The Truth About Cross-Linked Versus Linear Plastic
Cross-Link vs. Linear Plastic by Eric Jackson
Here is an interesting paragraph or two on “why Jackson Kayak chooses to build their whitewater kayaks out of cross-link plastic”. EJ talks a bit about the JK philosophy on plastics. There is also an attached in depth study (by Brigham Young University) for tech geeks to munch on that tells everything that you ever wanted to know about polymers, and a whole lot more.
Making boats out of Cross-linked plastic is a very fundamental part of our goal to always put out the most durable and functional kayaks possible. Each year the subject of Jackson Kayak switching to linear comes up. The reasons are obvious for making more money. Cross-linked raw material is much more expensive, and when you are making thousands of boats, it adds up quick. A bigger price savings for switching to linear is the oven time. We cook a cross-linked boat for 32 minutes, up from 20 minutes for linear, at a temperature of 620 degrees, up from the low 500’s for linear.

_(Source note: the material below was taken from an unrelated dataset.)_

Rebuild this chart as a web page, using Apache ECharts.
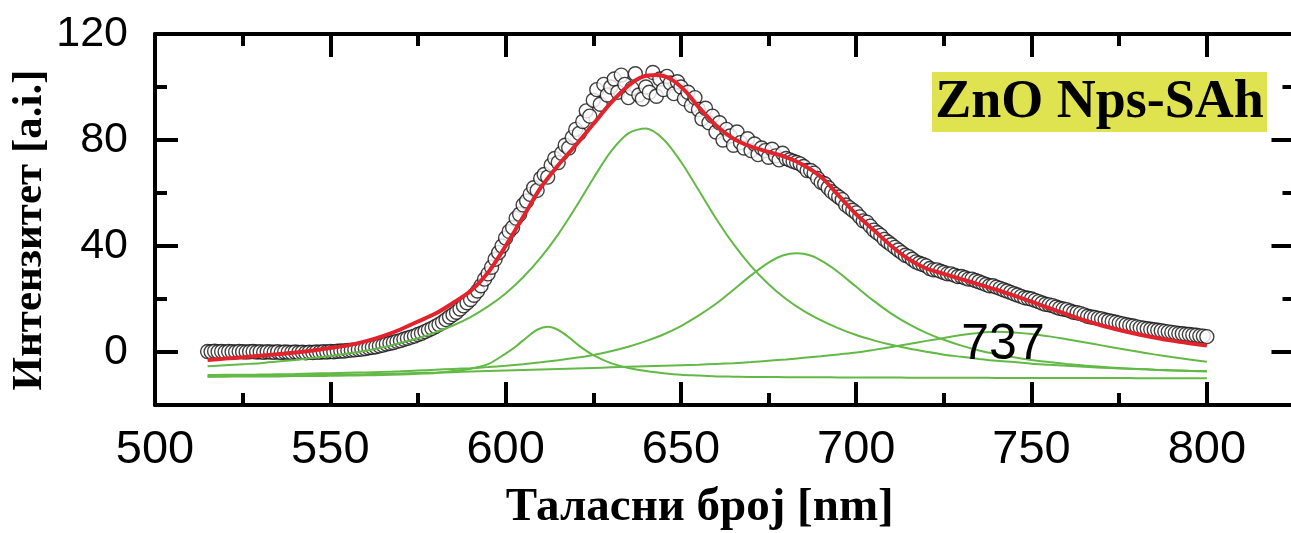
<!DOCTYPE html>
<html><head><meta charset="utf-8">
<script src="https://cdn.jsdelivr.net/npm/echarts@6/dist/echarts.min.js"></script>
<style>html,body{margin:0;padding:0;background:#fff}#c{width:1291px;height:533px}</style>
</head><body><div id="c"></div>
<script>
// ---- measured spectrum (open circles) ----
const measXa = [515,516,517,518,519,520,521,522,523,524,
  525,526,527,528,529,530,531,532,533,534,
  535,536,537,538,539,540,541,542,543,544,
  545,546,547,548,549,550,551,552,553,554,
  555,556,557,558,559,560,561,562,563,564,
  565,566,567,568,569,570,571,572,573,574,
  575,576,577,578,579,580,581,582,583,584,
  585,586,587,588,589,590,591,592,593,594,
  595];
const measYa = [0.2,0.1,0.3,0.1,0.2,0.0,0.2,0.1,0.0,0.2,
  0.1,0.0,0.1,0.2,0.0,0.1,-0.1,0.1,0.0,-0.1,
  0.1,-0.2,0.0,-0.1,-0.2,0.0,-0.2,-0.1,-0.3,-0.1,
  -0.2,0.0,-0.1,0.1,0.0,0.2,0.1,0.3,0.4,0.4,
  0.6,0.7,0.8,1.0,1.1,1.3,1.6,1.8,2.0,2.3,
  2.6,3.0,3.3,3.6,4.0,4.3,4.8,5.2,5.6,6.0,
  6.6,7.1,7.7,8.3,8.9,9.6,10.4,11.2,12.2,13.2,
  14.1,15.0,16.2,17.4,18.6,19.8,21.4,23.0,25.0,27.5,
  29.5];
const measXb = [596,597,598,599,600,601,602,603,604,605,
  606,607,608,609,610,611,612,613,614,615,
  616,617,618,619,620,621,622,623,624,625,
  626,627,628,629,630,631,632,633,634,635,
  636,637,638,639,640,641,642,643,644,645,
  646,647,648,649,650,651,652,653,654,655,
  656,657,658,659,660,661,662,663,664,665,
  666,667,668,669,670,671,672,673,674,675,
  676,677,678,679,680];
const measYb = [32,35,37.5,40,43,45.5,47,50.5,52,55.5,
  57,59.5,62,61,65.5,67,66,70.5,73,71.5,
  75,78,77,81,84,82.5,87,91,89,95,
  99,93.5,101,97,100,103,98,104.5,101,96,
  99.5,105,97,95.5,100,98,105.5,96.5,103,99,
  104,101.5,97.5,102,100,95.5,98,93,96,91.5,
  88,92,86.5,89,83,86.5,80,84,81.5,78,
  83,79,77,80.5,76,78.5,74.5,77,76,73.5,
  76.5,74,72.5,75,73];
const measXc = [681,682,683,684,685,686,687,688,689,690,
  691,692,693,694,695,696,697,698,699,700,
  701,702,703,704,705,706,707,708,709,710,
  711,712,713,714,715,716,717,718,719,720,
  721,722,723,724,725,726,727,728,729,730,
  731,732,733,734,735,736,737,738,739,740,
  741,742,743,744,745,746,747,748,749,750,
  751,752,753,754,755,756,757,758,759,760,
  761,762,763,764,765,766,767,768,769,770,
  771,772,773,774,775,776,777,778,779,780,
  781,782,783,784,785,786,787,788,789,790,
  791,792,793,794,795,796,797,798,799,800];
const measYc = [72.5,72,71.5,71,70,68.5,68.5,67.5,65.5,64,
  63.5,62,60.5,59.5,58.5,57.5,55.5,54.5,53.5,52.5,
  51,49.5,49,47.5,46,45,44,42.5,41.5,40.5,
  39.5,38.5,37.5,36.5,36,35,34,33.5,33,32.5,
  31.5,31,31,30.5,30,29.5,29.5,29,28.5,28.5,
  28,27.5,27.5,27,26.5,26,25.5,25,25,24.5,
  24,23.5,23,22.5,22,21.5,21,20.5,20.3,20,
  19.5,19,18.5,18,17.8,17.5,17,16.5,16.2,16,
  15.5,15,14.8,14.5,14,13.5,13.2,13,12.7,12.5,
  12.1,11.8,11.5,11.2,10.9,10.6,10.3,10,9.8,9.5,
  9.2,9,8.8,8.6,8.4,8.2,8,7.8,7.6,7.4,
  7.2,7,6.9,6.7,6.6,6.4,6.3,6.1,6,5.8];

// ---- cumulative fit (red) ----
const fitX = [515,520,525,530,535,540,545,550,555,560,
  565,570,575,580,585,590,595,600,605,610,
  615,620,625,630,635,639,643,647,651,655,660,
  665,670,675,680,685,690,695,700,705,710,
  715,720,725,730,735,740,745,750,755,760,
  765,770,775,780,785,790,795,800];
const fitY = [-3,-2.5,-2,-1.4,-0.8,-0.2,0.6,1.5,2.5,4,
  6,8.5,11.5,14.5,18.5,23,30,40,51,62,
  70.5,78,86,94,100.5,103.8,104.5,103,98.8,92.5,85.5,
  80.5,77.5,75.5,73.5,70.5,66,59,52,46,40,
  35,31.5,29.5,27.5,25.5,23.5,21.3,19,16.6,14.3,
  12,10,8.3,6.8,5.5,4.3,3.3,2.4];

// ---- component peaks (green) ----
const curveX = [515,520,525,530,535,540,545,550,555,560,
  565,570,575,580,585,590,595,600,605,610,
  615,620,625,630,635,640,645,650,655,660,
  665,670,675,680,685,690,695,700,705,710,
  715,720,725,730,735,740,745,750,755,760,
  765,770,775,780,785,790,795,800];
const peak639Y = [-5.4,-5.0,-4.6,-4.2,-3.6,-3.0,-2.3,-1.5,-0.6,0.5,
  1.8,3.4,5.2,7.4,10,13.2,17.2,22.1,28.2,35.6,
  44.4,54.6,65.5,75.6,82.5,84.3,80.3,71.8,61.2,50.4,
  40.7,32.4,25.6,20,15.5,11.9,8.9,6.4,4.4,2.7,
  1.3,0.1,-1,-1.8,-2.6,-3.3,-3.8,-4.4,-4.8,-5.2,
  -5.6,-5.9,-6.2,-6.4,-6.7,-6.9,-7.1,-7.2];
const peak737Y = [-9.2,-9.1,-9.1,-9.0,-8.9,-8.8,-8.7,-8.6,-8.5,-8.4,
  -8.2,-8.1,-7.9,-7.8,-7.6,-7.4,-7.2,-7.0,-6.8,-6.6,
  -6.4,-6.2,-6.0,-5.8,-5.6,-5.4,-5.2,-5.0,-4.8,-4.5,
  -4.2,-3.8,-3.3,-2.8,-2.2,-1.6,-0.9,-0.2,0.8,1.9,
  3.0,4.2,5.3,6.4,7.2,7.6,7.4,6.8,5.9,4.8,
  3.7,2.5,1.3,0.2,-0.9,-1.9,-2.8,-3.7];
const peak611X = [515,520,525,530,535,540,545,550,555,560,
  565,570,575,580,585,590,595,600,603,606,609,612,615,618,621,
  625,630,635,640,645,650,655,660,
  665,670,675,680,685,690,695,700,705,710,
  715,720,725,730,735,740,745,750,755,760,
  765,770,775,780,785,790,795,800];
const peak611Y = [-9.3,-9.3,-9.2,-9.2,-9.2,-9.1,-9.1,-9.0,-8.9,-8.8,
  -8.7,-8.5,-8.2,-7.9,-7.2,-6.3,-4.6,-0.6,2.2,5.5,8.4,9.5,8.3,5.6,2.3,
  -1.2,-4.2,-6,-7.2,-8,-8.6,-8.9,-9.2,
  -9.3,-9.4,-9.4,-9.5,-9.5,-9.5,-9.6,-9.6,-9.6,-9.6,
  -9.7,-9.7,-9.7,-9.7,-9.7,-9.8,-9.8,-9.8,-9.8,-9.8,
  -9.8,-9.8,-9.8,-9.9,-9.9,-9.9,-9.9,-9.9];
const peak683X = [515,520,525,530,535,540,545,550,555,560,
  565,570,575,580,585,590,595,600,605,610,
  615,620,625,630,635,640,645,650,655,660,
  665,670,675,679,683,687,691,695,700,705,710,
  715,720,725,730,735,740,745,750,755,760,
  765,770,775,780,785,790,795,800];
const peak683Y = [-8.7,-8.6,-8.6,-8.5,-8.4,-8.3,-8.1,-8.0,-7.8,-7.7,
  -7.5,-7.3,-7.0,-6.7,-6.4,-6.1,-5.7,-5.2,-4.6,-3.9,
  -3.1,-2.2,-1.1,0.3,2.0,4.1,6.6,9.8,13.7,18.2,
  23.5,28.9,33.7,36.4,37.3,36.4,33.7,30,24.6,19.3,14.5,
  10.5,7.2,4.6,2.4,0.6,-0.8,-2,-3,-3.8,-4.5,
  -5.1,-5.6,-6,-6.4,-6.7,-7,-7.2,-7.4];

// ---- texts ----
const xName = 'Таласни број [nm]';
const yName = 'Интензитет [a.i.]';
const sampleLabel = 'ZnO Nps-SAh';
const peakLabel = '737';

const zip = (xs, ys) => xs.map((x, i) => [x, ys[i]]);
const measured = zip(measXa, measYa).concat(zip(measXb, measYb), zip(measXc, measYc));

const BLACK = '#000';
const lineW = 4;
function xAx(pos, interval, len, opts) {
  return Object.assign({
    gridIndex: 0, type: 'value', position: pos, min: 500, max: 825, interval: interval,
    axisLine: { show: true, onZero: false, lineStyle: { color: BLACK, width: lineW } },
    axisTick: { show: true, inside: true, length: len, lineStyle: { color: BLACK, width: lineW } },
    axisLabel: { show: false }, splitLine: { show: false }
  }, opts || {});
}
function yAx(grid, pos, min, interval, len, opts) {
  return Object.assign({
    gridIndex: grid, type: 'value', position: pos, min: min, max: 120, interval: interval,
    axisLine: { show: true, onZero: false, lineStyle: { color: BLACK, width: lineW } },
    axisTick: { show: true, inside: true, length: len, lineStyle: { color: BLACK, width: lineW } },
    axisLabel: { show: false }, splitLine: { show: false }
  }, opts || {});
}

const chart = echarts.init(document.getElementById('c'), null, { renderer: 'canvas' });
const green = '#63b946';
const SMOOTH = 0.3;
function greenLine(xs, ys) {
  return { type: 'line', xAxisIndex: 0, yAxisIndex: 0, data: zip(xs, ys), smooth: SMOOTH,
    showSymbol: false, lineStyle: { color: green, width: 2 }, z: 3 };
}
const option = {
  animation: false,
  backgroundColor: '#fff',
  grid: [
    { left: 155, top: 34, width: 1139.5, height: 371, outerBoundsMode: 'none', containLabel: false },
    { left: 155, top: 34, width: 1139.5, height: 318, outerBoundsMode: 'none', containLabel: false }
  ],
  xAxis: [
    xAx('bottom', 50, 23, {
      axisLabel: { show: true, fontSize: 47, fontFamily: 'Liberation Sans', color: BLACK, margin: 22, showMaxLabel: false },
      name: xName, nameLocation: 'middle', nameGap: 79,
      nameTextStyle: { fontFamily: 'Liberation Serif', fontWeight: 'bold', fontSize: 47, color: BLACK, padding: [0, 50, 0, 0] }
    }),
    xAx('top', 50, 23),
    xAx('bottom', 25, 12, { axisLine: { show: false, onZero: false } }),
    xAx('top', 25, 12, { axisLine: { show: false, onZero: false } }),
    { gridIndex: 1, type: 'value', min: 500, max: 825, show: false }
  ],
  yAxis: [
    yAx(0, 'left', -20, 20, 12, {
      name: yName, nameLocation: 'middle', nameGap: 104, nameRotate: 90,
      nameTextStyle: { fontFamily: 'Liberation Serif', fontWeight: 'bold', fontSize: 43, color: BLACK, padding: [0, 21, 0, 0] }
    }),
    yAx(0, 'right', -20, 20, 12, { axisLine: { show: false, onZero: false } }),
    yAx(1, 'left', 0, 40, 23, {
      axisLine: { show: false, onZero: false },
      axisLabel: { show: true, fontSize: 43, fontFamily: 'Liberation Sans', color: BLACK, margin: 27 }
    }),
    yAx(1, 'right', 0, 40, 23, { axisLine: { show: false, onZero: false } })
  ],
  series: [
    { type: 'scatter', xAxisIndex: 0, yAxisIndex: 0, data: measured, symbol: 'circle', symbolSize: 14,
      itemStyle: { color: '#fff', borderColor: '#111', borderWidth: 1.4 }, z: 2 },
    greenLine(curveX, peak639Y),
    greenLine(peak611X, peak611Y),
    greenLine(peak683X, peak683Y),
    greenLine(curveX, peak737Y),
    { type: 'line', xAxisIndex: 0, yAxisIndex: 0, data: zip(fitX, fitY), smooth: SMOOTH, showSymbol: false,
      lineStyle: { color: '#e3232b', width: 4 }, z: 4 }
  ],
  graphic: [
    { type: 'rect', shape: { x: 932, y: 72, width: 335, height: 60 }, style: { fill: '#dfe34f' }, z: 10 },
    { type: 'text', x: 1099.5, y: 103, z: 11,
      style: { text: sampleLabel, fill: BLACK, font: 'bold 54px "Liberation Serif"', align: 'center', verticalAlign: 'middle' } },
    { type: 'text', x: 1003, y: 345, z: 11,
      style: { text: peakLabel, fill: BLACK, font: '50px "Liberation Sans"', align: 'center', verticalAlign: 'middle' } }
  ]
};
chart.setOption(option);
</script></body></html>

This means that the same mold and same oven makes 40% less boats out of cross-linked plastic for the same labor, all while spending more money on the plastic itself. Then there is the mold maintenance which is required due to the abusive nature of cross-linked plastic on the molds, and the higher cook temperatures. So why not switch, if everyone else is using linear? Simple- if you want the best hull for your whitewater kayak, you need to have maximum durability, and longevity. This allows you to make a lighter boat, or a stiffer boat, or both if done right. For the technical lowdown on cross-linked verses linear, see this study done by Brigham Young University’s Engineering Department. Finally, if you want to have kayaks on the water, and not in the landfill, or having to be replaced due to breakage, making them durable in the first place is the best way to make environmentally friendly decisions. The local road company buys our scrap for a filler, being an oil based product. Our suppliers has created a new process for manufacturing cross-linked that makes it much more environmentally friendly during the molding process as well. So, here is more beta…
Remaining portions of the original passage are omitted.